— GOAL —
Up to and including the line with "const yMinorTicks = [-30, -10, 10, 30];", reproduce the listing below exactly, beginning at its first line.

— RECORDED INFORMATION —
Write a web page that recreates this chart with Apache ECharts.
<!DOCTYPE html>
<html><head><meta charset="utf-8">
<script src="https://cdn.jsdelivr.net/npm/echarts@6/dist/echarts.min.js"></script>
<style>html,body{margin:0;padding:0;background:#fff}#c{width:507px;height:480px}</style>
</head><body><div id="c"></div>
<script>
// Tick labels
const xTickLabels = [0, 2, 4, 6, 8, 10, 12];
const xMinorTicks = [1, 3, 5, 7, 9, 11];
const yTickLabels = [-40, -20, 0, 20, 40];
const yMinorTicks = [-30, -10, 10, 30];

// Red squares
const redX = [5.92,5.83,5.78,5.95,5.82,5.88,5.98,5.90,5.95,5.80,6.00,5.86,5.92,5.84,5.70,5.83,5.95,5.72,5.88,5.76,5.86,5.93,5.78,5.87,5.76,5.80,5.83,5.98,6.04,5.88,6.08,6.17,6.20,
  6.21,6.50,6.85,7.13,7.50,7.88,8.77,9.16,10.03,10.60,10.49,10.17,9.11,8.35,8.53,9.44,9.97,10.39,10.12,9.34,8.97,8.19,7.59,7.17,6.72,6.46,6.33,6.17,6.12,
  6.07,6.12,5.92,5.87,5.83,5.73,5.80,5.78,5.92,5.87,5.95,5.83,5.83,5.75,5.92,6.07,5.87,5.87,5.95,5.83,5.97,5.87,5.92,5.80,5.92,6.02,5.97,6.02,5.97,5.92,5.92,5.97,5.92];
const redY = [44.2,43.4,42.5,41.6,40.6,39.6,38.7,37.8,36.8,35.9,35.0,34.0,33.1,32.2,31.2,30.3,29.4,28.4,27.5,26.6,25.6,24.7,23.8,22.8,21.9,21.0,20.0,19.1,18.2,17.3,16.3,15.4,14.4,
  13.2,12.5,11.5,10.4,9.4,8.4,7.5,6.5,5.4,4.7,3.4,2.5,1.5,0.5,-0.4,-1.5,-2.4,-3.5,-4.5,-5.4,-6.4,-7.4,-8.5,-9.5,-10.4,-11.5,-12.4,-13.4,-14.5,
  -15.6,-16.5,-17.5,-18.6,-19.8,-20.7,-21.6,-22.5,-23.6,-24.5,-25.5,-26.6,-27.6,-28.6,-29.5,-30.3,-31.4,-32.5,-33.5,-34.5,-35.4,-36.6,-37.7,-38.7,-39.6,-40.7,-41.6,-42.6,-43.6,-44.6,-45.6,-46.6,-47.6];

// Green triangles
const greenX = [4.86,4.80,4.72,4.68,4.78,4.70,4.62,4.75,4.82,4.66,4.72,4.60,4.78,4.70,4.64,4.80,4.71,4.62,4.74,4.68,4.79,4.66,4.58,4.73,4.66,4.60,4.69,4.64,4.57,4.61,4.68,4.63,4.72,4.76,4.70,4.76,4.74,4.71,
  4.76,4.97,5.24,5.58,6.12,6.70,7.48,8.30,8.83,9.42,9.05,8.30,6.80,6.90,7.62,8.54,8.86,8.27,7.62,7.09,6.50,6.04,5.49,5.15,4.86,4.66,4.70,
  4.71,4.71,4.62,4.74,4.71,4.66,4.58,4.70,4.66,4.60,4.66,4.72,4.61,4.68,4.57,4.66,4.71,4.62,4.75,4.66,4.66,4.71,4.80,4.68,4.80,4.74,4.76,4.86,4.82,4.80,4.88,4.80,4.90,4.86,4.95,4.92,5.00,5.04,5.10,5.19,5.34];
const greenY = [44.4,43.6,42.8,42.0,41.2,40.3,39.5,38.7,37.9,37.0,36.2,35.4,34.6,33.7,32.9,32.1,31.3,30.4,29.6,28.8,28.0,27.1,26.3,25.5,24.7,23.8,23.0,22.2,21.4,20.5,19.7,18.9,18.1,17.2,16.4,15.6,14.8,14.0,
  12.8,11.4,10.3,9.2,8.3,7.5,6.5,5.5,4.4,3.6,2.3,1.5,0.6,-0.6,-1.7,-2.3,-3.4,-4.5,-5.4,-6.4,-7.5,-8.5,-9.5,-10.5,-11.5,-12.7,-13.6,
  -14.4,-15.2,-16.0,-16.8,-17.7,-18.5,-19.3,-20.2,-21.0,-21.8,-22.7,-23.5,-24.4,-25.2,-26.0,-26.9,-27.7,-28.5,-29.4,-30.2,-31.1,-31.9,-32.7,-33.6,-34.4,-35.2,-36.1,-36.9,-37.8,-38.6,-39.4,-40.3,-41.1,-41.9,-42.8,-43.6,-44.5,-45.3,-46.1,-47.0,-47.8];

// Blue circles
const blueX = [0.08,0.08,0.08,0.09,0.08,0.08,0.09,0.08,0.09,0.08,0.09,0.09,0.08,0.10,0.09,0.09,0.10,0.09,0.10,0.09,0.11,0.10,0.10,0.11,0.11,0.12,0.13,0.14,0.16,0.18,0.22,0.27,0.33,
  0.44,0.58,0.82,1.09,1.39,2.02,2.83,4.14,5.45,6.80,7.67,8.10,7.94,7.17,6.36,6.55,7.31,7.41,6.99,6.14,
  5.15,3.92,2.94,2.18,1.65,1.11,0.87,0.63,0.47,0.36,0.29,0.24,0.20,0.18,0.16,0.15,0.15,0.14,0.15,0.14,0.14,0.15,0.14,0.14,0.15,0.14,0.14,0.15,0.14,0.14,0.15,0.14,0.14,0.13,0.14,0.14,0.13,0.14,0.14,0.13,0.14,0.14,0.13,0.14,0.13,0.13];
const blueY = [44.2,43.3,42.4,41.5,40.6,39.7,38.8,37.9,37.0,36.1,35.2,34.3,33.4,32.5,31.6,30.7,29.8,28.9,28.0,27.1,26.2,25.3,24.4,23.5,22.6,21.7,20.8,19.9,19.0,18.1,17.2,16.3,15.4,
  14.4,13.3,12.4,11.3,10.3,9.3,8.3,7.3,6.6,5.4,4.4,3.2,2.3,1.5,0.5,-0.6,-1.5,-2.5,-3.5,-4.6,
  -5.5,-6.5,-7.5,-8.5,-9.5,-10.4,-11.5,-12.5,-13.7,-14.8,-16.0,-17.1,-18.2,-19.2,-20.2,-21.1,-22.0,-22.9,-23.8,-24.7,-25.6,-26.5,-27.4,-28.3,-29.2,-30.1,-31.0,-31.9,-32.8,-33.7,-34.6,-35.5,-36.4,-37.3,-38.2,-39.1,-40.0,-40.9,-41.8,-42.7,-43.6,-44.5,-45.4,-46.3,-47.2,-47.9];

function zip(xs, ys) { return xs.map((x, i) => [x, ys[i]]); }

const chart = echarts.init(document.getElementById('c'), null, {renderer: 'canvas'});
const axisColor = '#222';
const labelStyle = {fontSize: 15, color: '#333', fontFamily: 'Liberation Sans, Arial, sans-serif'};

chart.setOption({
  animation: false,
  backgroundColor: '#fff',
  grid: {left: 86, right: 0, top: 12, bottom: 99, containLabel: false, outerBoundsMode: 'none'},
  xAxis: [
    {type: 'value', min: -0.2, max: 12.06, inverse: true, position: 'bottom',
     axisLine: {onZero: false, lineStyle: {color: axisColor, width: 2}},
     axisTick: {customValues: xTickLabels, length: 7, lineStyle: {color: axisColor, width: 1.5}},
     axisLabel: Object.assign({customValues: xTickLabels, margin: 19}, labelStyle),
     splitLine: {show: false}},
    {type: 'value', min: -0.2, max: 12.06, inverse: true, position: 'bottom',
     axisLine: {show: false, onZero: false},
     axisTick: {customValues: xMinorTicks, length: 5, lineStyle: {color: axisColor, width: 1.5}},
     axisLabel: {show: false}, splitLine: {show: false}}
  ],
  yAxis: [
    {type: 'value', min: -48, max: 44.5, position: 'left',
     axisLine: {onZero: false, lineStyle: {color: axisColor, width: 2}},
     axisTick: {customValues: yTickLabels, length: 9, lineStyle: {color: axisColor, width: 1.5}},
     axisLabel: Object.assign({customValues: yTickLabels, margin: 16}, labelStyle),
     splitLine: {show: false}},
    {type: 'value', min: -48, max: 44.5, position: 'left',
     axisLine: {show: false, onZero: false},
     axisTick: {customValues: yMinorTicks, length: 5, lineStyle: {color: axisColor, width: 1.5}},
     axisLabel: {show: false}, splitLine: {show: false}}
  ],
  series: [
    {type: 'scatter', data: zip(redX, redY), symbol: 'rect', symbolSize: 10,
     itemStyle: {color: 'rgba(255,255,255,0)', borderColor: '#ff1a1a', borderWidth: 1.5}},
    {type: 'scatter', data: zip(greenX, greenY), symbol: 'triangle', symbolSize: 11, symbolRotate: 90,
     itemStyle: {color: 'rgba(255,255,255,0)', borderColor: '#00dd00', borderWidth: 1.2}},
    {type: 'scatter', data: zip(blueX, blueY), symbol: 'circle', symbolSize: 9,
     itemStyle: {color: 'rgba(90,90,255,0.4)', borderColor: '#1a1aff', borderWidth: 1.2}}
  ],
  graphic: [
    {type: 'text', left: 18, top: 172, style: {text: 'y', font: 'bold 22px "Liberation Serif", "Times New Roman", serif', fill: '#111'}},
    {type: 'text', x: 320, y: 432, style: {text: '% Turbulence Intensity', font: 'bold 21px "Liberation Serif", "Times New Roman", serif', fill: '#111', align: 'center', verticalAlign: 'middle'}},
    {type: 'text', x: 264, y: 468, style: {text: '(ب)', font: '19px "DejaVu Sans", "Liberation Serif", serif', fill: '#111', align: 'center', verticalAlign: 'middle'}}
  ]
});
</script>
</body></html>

— TASK RESPONSE —
Write a web page that recreates this chart with Apache ECharts.
<!DOCTYPE html>
<html><head><meta charset="utf-8">
<script src="https://cdn.jsdelivr.net/npm/echarts@6/dist/echarts.min.js"></script>
<style>html,body{margin:0;padding:0;background:#fff}#c{width:507px;height:480px}</style>
</head><body><div id="c"></div>
<script>
// Tick labels
const xTickLabels = [0, 2, 4, 6, 8, 10, 12];
const xMinorTicks = [1, 3, 5, 7, 9, 11];
const yTickLabels = [-40, -20, 0, 20, 40];
const yMinorTicks = [-30, -10, 10, 30];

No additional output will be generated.